Phenomenal 6-yo Skateboarder Performs in Pink Party Dress and Leopard Print Helmet
What’s 6 years old, zips through the air with gravity-defying ease, and wears a pink princess dress with her crash helmet? Australian skateboarding phenomenon Paige Tobin.
For this mighty girl, dizzying 12-foot drops are a piece of cake. The pint-sized powerhouse recently beat out the competition in the 9-and-under category to win the King of Concrete skateboard contest in Melbourne.
After finding her mom’s old skateboard in the family garage at age 2, Paige was fast on her way to becoming “the wheel deal.”
“Paige is definitely skating exceptionally well, not just for the age but for skateboarding in general,” Neftalie Williams, an adjunct professor of sociology at the University of Southern California’s Annenberg School of Communication and Journalism told CNN.
Williams, who studies race and gender diversity through the lens of skateboarding, says Paige’s achievements are noteworthy not only as a measure of athletic prowess but also for their impact on cultural boundaries.
“One of the most important things about seeing Paige skating is how it’s a reminder that there has been an explosion in women, girls, and gender non-conforming skaters,” he told CNN. “That has really shaped and changed the way people perceive skateboarding culture.”

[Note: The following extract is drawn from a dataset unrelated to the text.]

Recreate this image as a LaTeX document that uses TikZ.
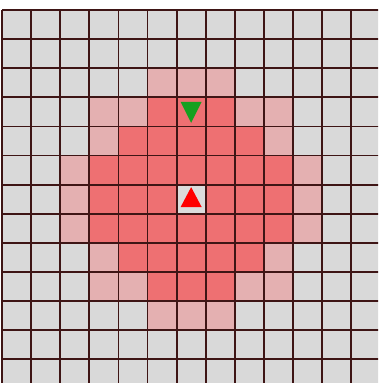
\documentclass[tikz,border=0pt]{standalone}
\usetikzlibrary{calc}
\definecolor{cellgrey}{HTML}{D9D9D9}
\definecolor{cellpink}{HTML}{E4B0B1}
\definecolor{cellred}{HTML}{EE7072}
\definecolor{gridline}{HTML}{3E1515}
\definecolor{goalgreen}{HTML}{16A020}
\definecolor{startred}{HTML}{FF0000}
\definecolor{centergrey}{HTML}{DCDCDC}
\tikzset{
  gridstroke/.style={draw=gridline, line width=1.8pt},
}
\begin{document}
\begin{tikzpicture}[x=1pt,y=-1pt]
\useasboundingbox (0,0) rectangle (378,383);
\clip (0,0) rectangle (378,383);
\def\cs{29.1}
\def\ox{2}
\def\oy{10}
\foreach \i in {0,...,12}{
  \foreach \j in {0,...,12}{
    \pgfmathtruncatemacro{\dd}{(\i-6)*(\i-6)+(\j-6)*(\j-6)}
    \ifnum\dd>18
      \def\cc{cellgrey}
    \else\ifnum\dd>10
      \def\cc{cellpink}
    \else
      \def\cc{cellred}
    \fi\fi
    \ifnum\dd=0 \def\cc{centergrey}\fi
    \fill[\cc] (\ox+\i*\cs,\oy+\j*\cs) rectangle ++(\cs,\cs);
  }
}
\foreach \i in {0,...,13}{
  \draw[gridstroke] (\ox+\i*\cs,\oy) -- (\ox+\i*\cs,\oy+13*\cs);
  \draw[gridstroke] (\ox,\oy+\i*\cs) -- (\ox+13*\cs,\oy+\i*\cs);
}
% goal (green, pointing down) in column 6, row 3
\fill[goalgreen] (\ox+6*\cs+4,\oy+3*\cs+4.5) -- (\ox+6*\cs+\cs-4,\oy+3*\cs+4.5) -- (\ox+6*\cs+\cs/2,\oy+3*\cs+25.5) -- cycle;
% start (red, pointing up) in column 6, row 6
\fill[startred] (\ox+6*\cs+4,\oy+6*\cs+22.5) -- (\ox+6*\cs+\cs-4,\oy+6*\cs+22.5) -- (\ox+6*\cs+\cs/2,\oy+6*\cs+2.5) -- cycle;
\end{tikzpicture}
\end{document}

Paige cites British skateboarder Sky Brown—who at age 12 has bounced back from major injuries sustained in a fall and is slated to become the youngest female skateboarder in Olympic history—as inspiring her “never give up” attitude.
While she’s yet to master a “Blunt Fakie” herself (stalling at the top of the ramp, maintaining balance on the ledge, and then popping off the ramp for the downhill ride), Paige has landed several endorsement deals and along with her mom, plans a U.S. tour this summer where she hopes at some point to eventually hook up with skateboard legend Tony Hawk.
In the long term, Paige’s legacy of dismantling stereotypes may be what defines her career in sports history books, but one look at her and it’s clear she loves what she’s doing.
At 6, the driving momentum that keeps this little girl in flight is simple: “It makes me happy,” Paige says.